Time of the Locust by Morowa Yejide
A deeply imaginative debut novel about a family in crisis, Time of the Locust “deftly brings together the fantastic and the realistic, and touches on a variety of issues, from politics, race, and murder to disability, domestic tragedy, and myth…[and] spins them with gold and possibility” (The Washington Post). Sephiri is an autistic boy who lives in a world of his own making, where he dwells among imagined sea creatures that help him process information in the “real world” in which he is forced to live. But lately he has been having dreams of a mysterious place, and he starts creating fantastical sketches of this strange, inner world. Brenda, Sephiri’s mother, struggles with raising her challenged child alone.

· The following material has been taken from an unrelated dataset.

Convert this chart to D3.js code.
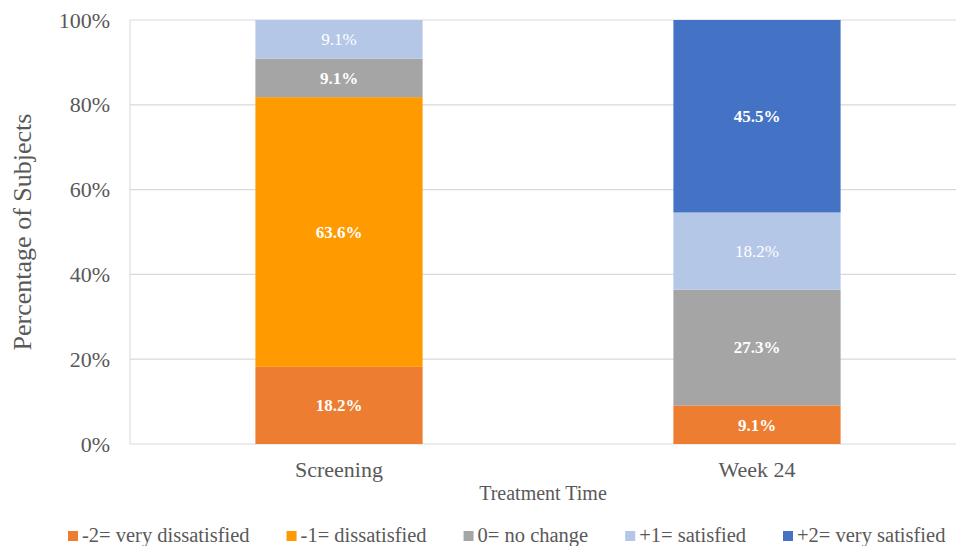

Her only wish is to connect with him—a smile on his face would be a triumph. Sephiri’s father, Horus, is serving a life sentence in prison, making the days even lonelier for Brenda and Sephiri. Yet prison is still not enough to separate father and son. In the seventh year of his imprisonment and at the height of his isolation, Horus develops extraordinary mental abilities that allow him to reach his son. Memory and yearning carry him outside his body, and through the realities of their ordeals and dreamscape, Horus and Sephiri find each other—and find hope in ways never imagined. Deftly portrayed by the remarkably talented Morowa Yejidé, this “unique and astounding debut” (New York Times bestselling author Lalita Tademy) is a harrowing, mystical, and redemptive journey toward the union of a family.